Libraries continued in the Department of Heritage and Culture through several name changes in the early 1980s, and then in a major government re-organisation in early 1984 were assigned to the Department of Education. 

Community libraries (as they were by then called) were available in 8 locations outside of Whitehorse by the mid 1980s – Carcross, Carmacks, Dawson City, Faro, Haines Junction, Mayo, Teslin and Watson Lake.  In 1990, Ross River joined the group, and in 1999, Beaver Creek, Burwash Landing, Old Crow, Pelly Crossing and Tagish were upgraded to community libraries from volunteer branches.

The early1990s saw the first technological advances with the conversion of library collections to automated formats and the production of the first electronic catalogue, on the CD-ROM technology of the day. By mid decade, there were computers everywhere and keeping up with technology was a significant issue.  Many processes were done electronically and Internet access was available in some locations.  Funding from Industry Canada’s Community Access Programme and the Bill & Melinda Gates Foundation enabled Internet access in all Yukon libraries by 1999.  While access in the early years was through expensive dial-up, high speed access has been in place for a number of years enabling Yukoners to enjoy the benefits of connectivity while enjoying a Yukon lifestyle.

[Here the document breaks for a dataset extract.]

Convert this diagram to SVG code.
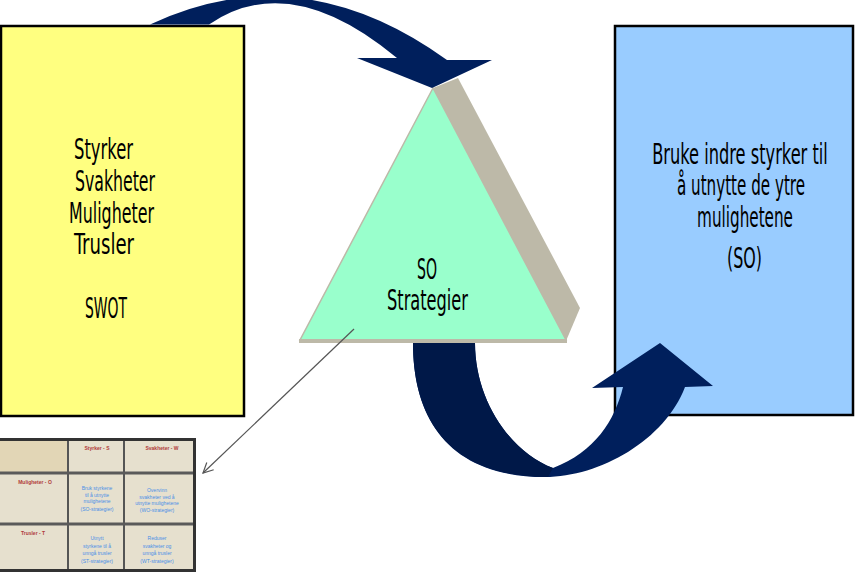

During this time library collections grew and programmes expanded.  A writer in residence programme was established, French, Northern and literacy collections and services were implemented, new media formats were incorporated into the collection, and a range of programmes for all ages including summer reading programmes and story times for children were encouraged.  Community libraries became established as central meeting points and a comfortable safe place to relax in.

Another whole scale re-organisation in 2002, as part of the government’s Renewal process, severed libraries from Yukon Archives and placed them in the Department of Community Services, first in the Service Yukon Branch and in 2004 as the Public Libraries Branch of the Community Development Division.  Libraries continued to grow and develop as they operated within the Community Services mandate.